Indonesians find escape in booming soap opera industry
Indonesians find escape in booming soap opera industry
By Chris Brummitt
JAKARTA (AP): I had been murdered, but nobody thought to tell me.
I only found out when I tuned into Episode 2 of The Curtain of Love and saw the actress playing my girlfriend in the arms of her new lover, telling him: "James is dead. He is not coming back."
Six months earlier, the producer had spotted me in a Jakarta coffee shop and offered me the part of James, a British businessman. I had gotten off to a promising start in the first episode, taking romantic walks on the beach and discussing deals with local investors. But for reasons never revealed to me, the writers changed their minds and had James killed off-camera by a business rival.
Oh, well, such is life in the world of Indonesian soap opera, where sudden disappearances, unbelievable twists and gaping plot holes are routine, and a 29-year-old reporter can quickly find himself back at his day job.
Dozens of soap operas, known locally as sinetron, pack prime- time schedules and top ratings across the country's five national TV stations.
The most successful soaps feature wealthy urbanites who drive luxury cars, dress trendy and live in mansions. The plots revolve around romantic love, family tragedies and the pursuit of success.
It's an irresistible formula to the millions of Indonesians who live in poverty, now compounded by political chaos and street violence as the world's fourth-most populous nation struggles from dictatorship to democracy.
The soaps offer something for everyone. Indonesians love the supernatural, so there are plenty of dramas featuring snakes that can turn into people and people who can fly. The country's 210 million people are also predominantly Muslim, so during the fasting month of Ramadhan, TV drama turns to religious themes to dull viewers' hunger pangs.
And still it's not enough. More soap operas are imported from Latin America, and thousands of fans flock to the airport to greet the stars from Venezuela or Peru arriving on promotional trips.

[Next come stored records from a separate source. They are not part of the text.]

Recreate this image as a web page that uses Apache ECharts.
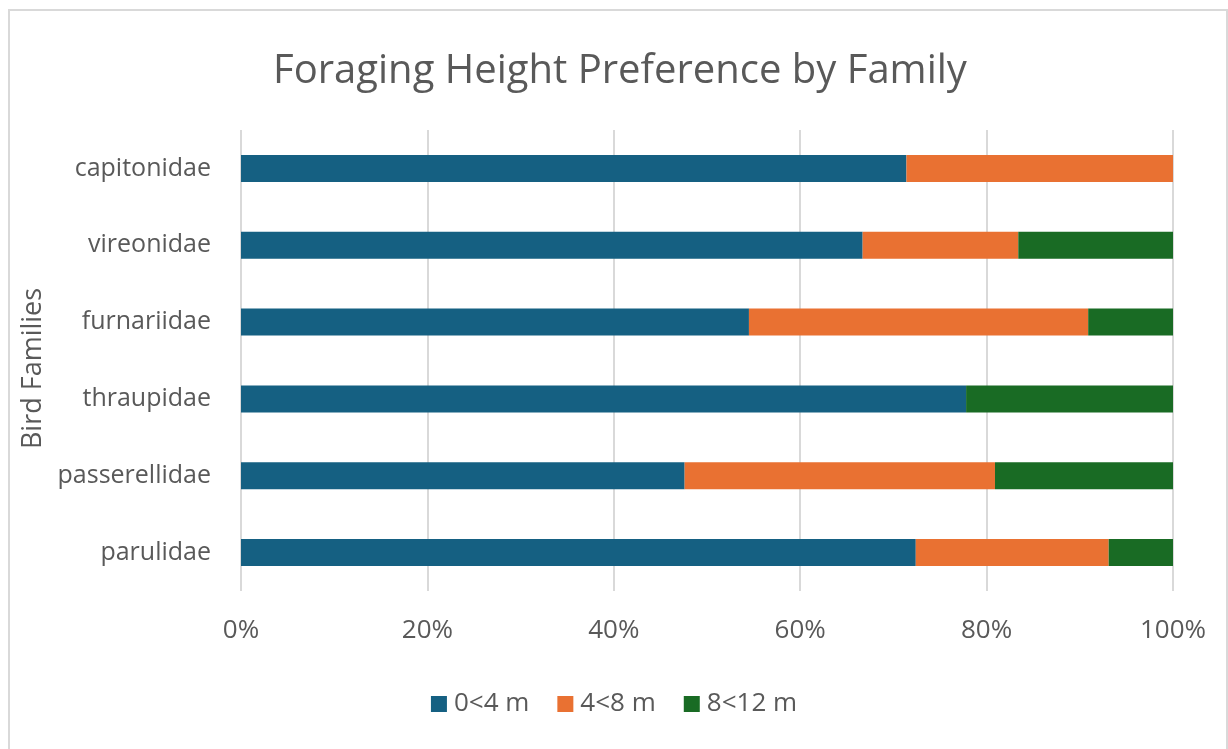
<!DOCTYPE html>
<html>
<head>
<meta charset="utf-8">
<script src="https://cdn.jsdelivr.net/npm/echarts@6/dist/echarts.min.js"></script>
<style>
  html, body { margin: 0; padding: 0; background: #fff; }
  #chart { width: 1228px; height: 749px; }
</style>
</head>
<body>
<div id="chart"></div>
<script>
// Bird families, listed bottom to top on the category axis
const families = ['parulidae', 'passerellidae', 'thraupidae', 'furnariidae', 'vireonidae', 'capitonidae'];

// Share of foraging observations per height band (%)
const low = [72.4, 47.6, 77.8, 54.5, 66.7, 71.4];   // 0<4 m
const mid = [20.7, 33.3, 0, 36.4, 16.7, 28.6];      // 4<8 m
const high = [6.9, 19.1, 22.2, 9.1, 16.6, 0];       // 8<12 m

const bandNames = ['0<4 m', '4<8 m', '8<12 m'];
const percentTicks = [0, 20, 40, 60, 80, 100];

const colors = ['#156082', '#E97132', '#196B24'];
const textColor = '#595959';
const font = '"Open Sans", sans-serif';

const chart = echarts.init(document.getElementById('chart'), null, { renderer: 'canvas' });

const seriesData = [low, mid, high];

chart.setOption({
  animation: false,
  color: colors,
  textStyle: { fontFamily: font },
  graphic: [{
    type: 'rect',
    shape: { x: 9, y: 10, width: 1218, height: 745 },
    style: { fill: 'none', stroke: '#d9d9d9', lineWidth: 2 },
    silent: true,
    z: -10
  }],
  title: {
    text: 'Foraging Height Preference by Family',
    left: 268,
    top: 47,
    textStyle: { color: textColor, fontSize: 40, fontWeight: 'normal', fontFamily: font }
  },
  legend: {
    bottom: 27,
    left: 'center',
    itemWidth: 16,
    itemHeight: 16,
    itemGap: 28,
    icon: 'rect',
    data: bandNames,
    textStyle: { color: textColor, fontSize: 26, fontFamily: font, padding: [0, 0, 0, 2] }
  },
  grid: { left: 241, right: 55, top: 130, bottom: 158, containLabel: false },
  xAxis: {
    type: 'value',
    min: percentTicks[0],
    max: percentTicks[percentTicks.length - 1],
    interval: 20,
    axisLine: { show: false },
    axisTick: { show: false },
    splitLine: { lineStyle: { color: '#d9d9d9', width: 2 } },
    axisLabel: { color: textColor, fontSize: 26, margin: 27, formatter: '{value}%', fontFamily: font }
  },
  yAxis: {
    type: 'category',
    data: families,
    name: 'Bird Families',
    nameLocation: 'middle',
    nameRotate: 90,
    nameGap: 190,
    nameTextStyle: { color: textColor, fontSize: 27, fontFamily: font, padding: [0, 16, 0, 0] },
    axisLine: { show: false },
    axisTick: { show: false },
    axisLabel: { color: textColor, fontSize: 25, margin: 30, fontFamily: font }
  },
  series: bandNames.map((name, i) => ({
    name: name,
    type: 'bar',
    stack: 'share',
    barWidth: 27,
    data: seriesData[i],
    itemStyle: { color: colors[i] }
  }))
});
</script>
</body>
</html>
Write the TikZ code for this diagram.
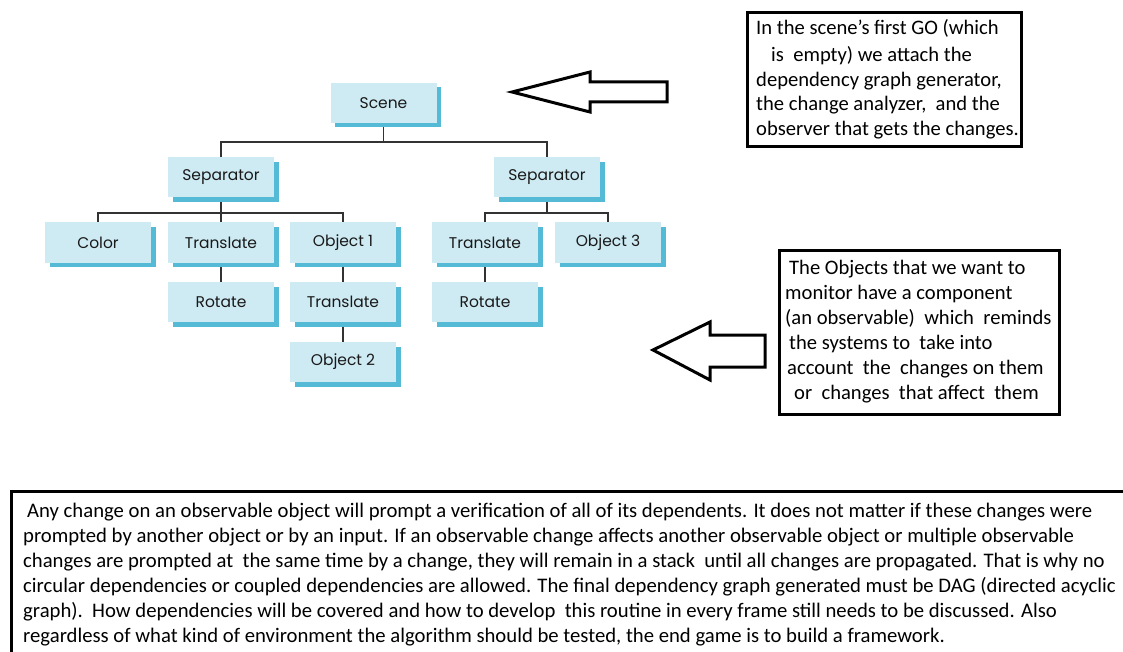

Pearson Television, the Britain-based multinational giant that makes Baywatch and the Australian Neighbors, has built a studio in Jakarta and is set to start shooting a daily half-hour drama this year.
The basic plot of Dua Dunia, or "Two Worlds," is a standard one the company uses in soap operas in other countries, with adjustments for cultural differences, said the show's supervising producer Peter Pinney. It worked in Hungary, so why not Indonesia?
"Indonesia has great potential and we are here for the long run," Pinney said.
Indonesia's own soap king is Raam Punjabi, who runs a factorylike five-story production house round the clock. Here, harried film editors hunch over screens, cutting shows that sometimes are just hours away from being aired. Dozens of wannabe stars crowd the lobby, waiting for an audition.
Punjabi has 12 shows running at the moment and estimates his regular total audience at 60 million. Some of his shows are exported to neighboring Malaysia and Singapore.
The rise of soap operas has coincided with the near-death of Indonesia's theatrical film industry. In 1990, it produced 115 movies. Last year, only three reached theaters.
But for the film industry, these are boom times.
"Now it is harvest time every week," Pong Hardjatmo, a 58-year-old former star of the big screen, said during a break in shooting of a new soap opera in a plush Jakarta home. "For the actors it's the same thing. We are earning money."
Stars are coy about saying how much they make, but industry insiders say the top ones get about US$2,000 an episode -- a fortune in a country where many people earn less than a dollar a day.
Punjabi has no qualms about supplying escapism, and scoffs at suggestions that his dramas should reflect real Indonesian life.
"I know that my viewers are middle- to lower-class," he said.
"But I can't use their problems as story ideas. It would only depress them."